Talk about a vote of confidence.
Not only is Wellington Phoenix chairman Rob Morrison backing Ricki Herbert to lead the club out of its current form slump, but he's guaranteeing the coach a job for at least the next three years.
Herbert's contract as head coach expires at the end of the 2012-13 A-League season but he has a two-year option beyond that on "football-related matters".
Also the All Whites boss, Herbert has coached the Phoenix since their 2007 inception for 49 wins, 32 draws and 57 losses.
And even with the Phoenix placed ninth after six games this season, Morrison had no hesitation giving Herbert his full support.
"Absolutely. At the end of this season, he gets a full review from a coaching point of view and we've got different options in there.
"He may be the coach for the next three years or he may be the football director from the end of this year, but he will absolutely be in the club, and hopefully for longer than that."
"It's frustrating that a lot of what the guys have worked on - Ricki, the players and the coaching staff - it has not quite translated on the field."
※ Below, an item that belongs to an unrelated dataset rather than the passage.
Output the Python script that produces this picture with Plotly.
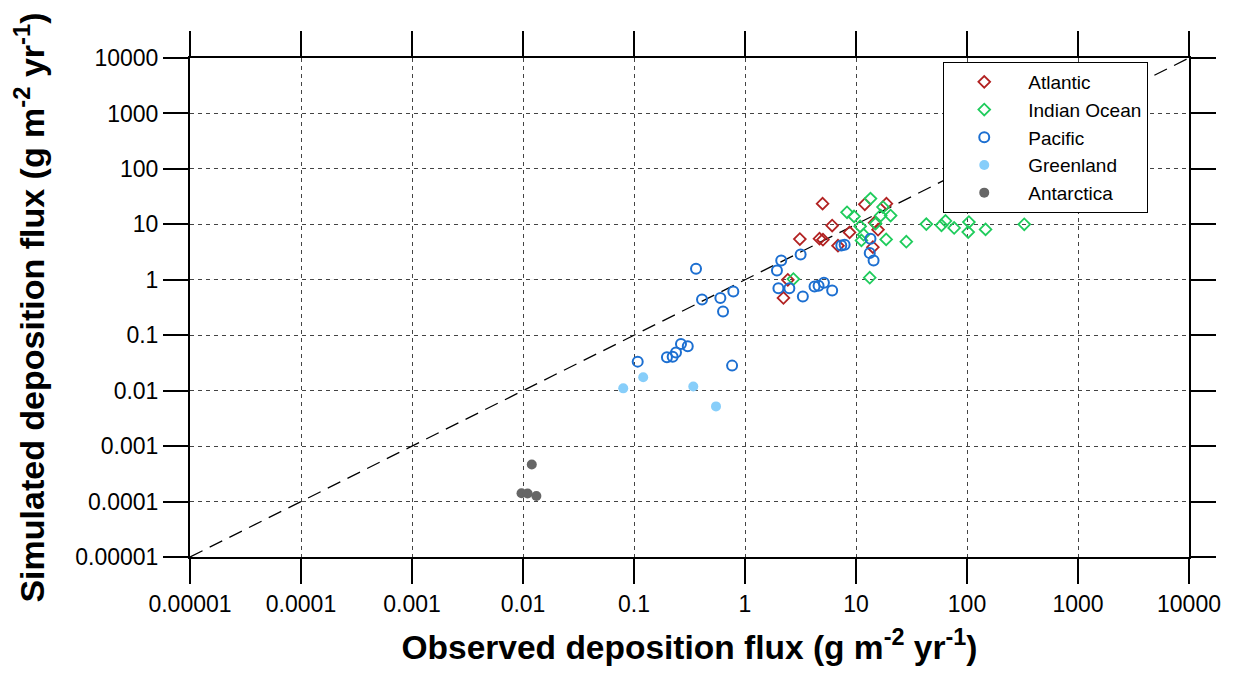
import plotly.graph_objects as go

# observed (x) vs simulated (y) deposition flux, g m-2 yr-1
atlantic_x = [5.0, 12.0, 18.8, 6.1, 8.75, 3.12, 4.69, 5.04, 6.88, 14.7, 15.8, 14.2, 2.43, 2.22]
atlantic_y = [23.6, 23.0, 23.6, 9.5, 7.16, 5.42, 5.5, 5.28, 4.11, 10.7, 8.0, 3.88, 1.0, 0.47]

indian_x = [13.5, 17.5, 20.5, 8.3, 9.6, 16.7, 15.0, 10.9, 11.7, 11.2, 18.7, 2.73, 13.3,
            43, 58.9, 64, 76.6, 104, 102.5, 147, 328, 28.4]
indian_y = [29.1, 20.5, 14.4, 16.5, 13.9, 14.4, 10.3, 9.2, 6.5, 5.13, 5.35, 1.03, 1.09,
            10.1, 9.6, 11.5, 8.6, 11.0, 7.25, 8.1, 10.0, 4.86]

pacific_x = [0.362, 0.41, 0.60, 0.785, 0.634, 2.12, 1.94, 3.17, 2.0, 2.51, 3.32, 4.23, 4.6,
             5.14, 6.1, 7.37, 7.9, 13.5, 13.3, 14.4, 0.108, 0.198, 0.223, 0.239, 0.265,
             0.305, 0.765]
pacific_y = [1.58, 0.44, 0.47, 0.615, 0.267, 2.23, 1.47, 2.87, 0.705, 0.705, 0.50, 0.757, 0.78,
             0.88, 0.64, 4.17, 4.29, 5.5, 3.03, 2.23, 0.0334, 0.040, 0.041, 0.049, 0.0697,
             0.063, 0.0283]

greenland_x = [0.121, 0.080, 0.342, 0.548]
greenland_y = [0.0174, 0.011, 0.0119, 0.0052]

antarctica_x = [0.012, 0.0097, 0.011, 0.0132]
antarctica_y = [4.65e-4, 1.41e-4, 1.4e-4, 1.26e-4]

one_to_one = [1e-5, 1e4]

tick_vals = [1e-5, 1e-4, 1e-3, 1e-2, 0.1, 1, 10, 100, 1000, 10000]
tick_text = ['0.00001', '0.0001', '0.001', '0.01', '0.1', '1', '10', '100', '1000', '10000']

FONT = 'Liberation Sans, Arial, sans-serif'

fig = go.Figure()

fig.add_trace(go.Scatter(
    x=one_to_one, y=one_to_one, mode='lines', showlegend=False,
    line=dict(color='black', width=1.3, dash='14px,8px'),
    hoverinfo='skip'
))

groups = [
    ('Atlantic', atlantic_x, atlantic_y,
     dict(symbol='diamond-open', size=9, color='#b22222', line=dict(width=1.8))),
    ('Indian Ocean', indian_x, indian_y,
     dict(symbol='diamond-open', size=9, color='#1fcc5c', line=dict(width=1.8))),
    ('Pacific', pacific_x, pacific_y,
     dict(symbol='circle-open', size=10, color='#1c6fd1', line=dict(width=2))),
    ('Greenland', greenland_x, greenland_y,
     dict(symbol='circle', size=10, color='#87cefa')),
    ('Antarctica', antarctica_x, antarctica_y,
     dict(symbol='circle', size=10, color='#666666')),
]
for name, xs, ys, marker in groups:
    fig.add_trace(go.Scatter(x=xs, y=ys, mode='markers', name=name, marker=marker))

axis_common = dict(
    type='log', range=[-5, 4], tickmode='array', tickvals=tick_vals,
    ticklen=25, tickwidth=1.5, tickcolor='black',
    zeroline=False,
)

fig.update_layout(
    # page body has an 8px margin, so the figure is sized to end at the window edge
    width=1226, height=665,
    margin=dict(l=182, r=45, t=50, b=116),
    paper_bgcolor='white', plot_bgcolor='white',
    font=dict(family=FONT, color='black'),
    xaxis=dict(
        **axis_common, ticktext=tick_text, ticks='outside', mirror='ticks',
        showline=True, linewidth=2, linecolor='black',
        showgrid=True, gridcolor='#444444', gridwidth=1, griddash='4px,4px',
        tickfont=dict(size=23),
        title=dict(text='<b>Observed deposition flux (g m<sup>-2</sup> yr<sup>-1</sup>)</b>',
                   font=dict(size=33.5), standoff=20),
    ),
    yaxis=dict(
        **axis_common, ticktext=tick_text, ticks='outside', mirror='ticks',
        showline=True, linewidth=2, linecolor='black',
        showgrid=True, gridcolor='#444444', gridwidth=1, griddash='4px,4px',
        tickfont=dict(size=23),
        title=dict(text='<b>Simulated deposition flux (g m<sup>-2</sup> yr<sup>-1</sup>)</b>',
                   font=dict(size=34), standoff=20),
    ),
    # inner halves of the crossing tick marks
    xaxis2=dict(**axis_common, overlaying='x', side='bottom', ticks='inside', mirror='ticks',
                showticklabels=False, showgrid=False, showline=False),
    yaxis2=dict(**axis_common, overlaying='y', side='left', ticks='inside', mirror='ticks',
                showticklabels=False, showgrid=False, showline=False),
    legend=dict(
        x=0.754, y=0.992, xanchor='left', yanchor='top',
        bgcolor='white', bordercolor='black', borderwidth=1,
        font=dict(size=19), indentation=-4, itemwidth=78,
    ),
)

fig.write_html('out.html')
Earlier this year, Herbert, who is in China with the All Whites, declined to comment on his club future and said he would make a decision at the end of the season.
The All Whites meet China in Shanghai tomorrow 12.30am NZ time) and Herbert and the team's six Phoenix players will then head to Newcastle for Sunday's game against the Jets.
Morrison admitted that scenario was "not ideal" but "we went in with our eyes open and we accept that that's part of it. We're not complaining."
The chairman said the Phoenix's three-game losing streak was frustrating but it certainly was not a case of not working hard enough at training.
Everyone at the club, from the players, the coaches, the staff and the board, were accountable for the poor results.
"Teams go through slumps, we know that, and this is a slump, well and good. But we don't want it to carry on for much longer, that's for sure. It's about performance on the field and performance off the field and we want excellence in both, there's no question about it. From a board level down, we're setting very high standards, so we want to see performances."
Worryingly, only 6528 fans watched Sunday's 1-0 loss to the Central Coast Mariners at Westpac Stadium - well short of the 10,000 Morrison and Co need to break even.
Morrison said the poor crowds could be attributed to bad results, average weather, a tough economic climate and competition for the leisure dollar.
"But in the end it comes down to how much Wellington is prepared to support these sorts of things."
Welnix have bought a 12.5 per cent share of the Hurricanes Super Rugby franchise but Morrison stressed he and the other eight Phoenix owners remained committed to A-League success.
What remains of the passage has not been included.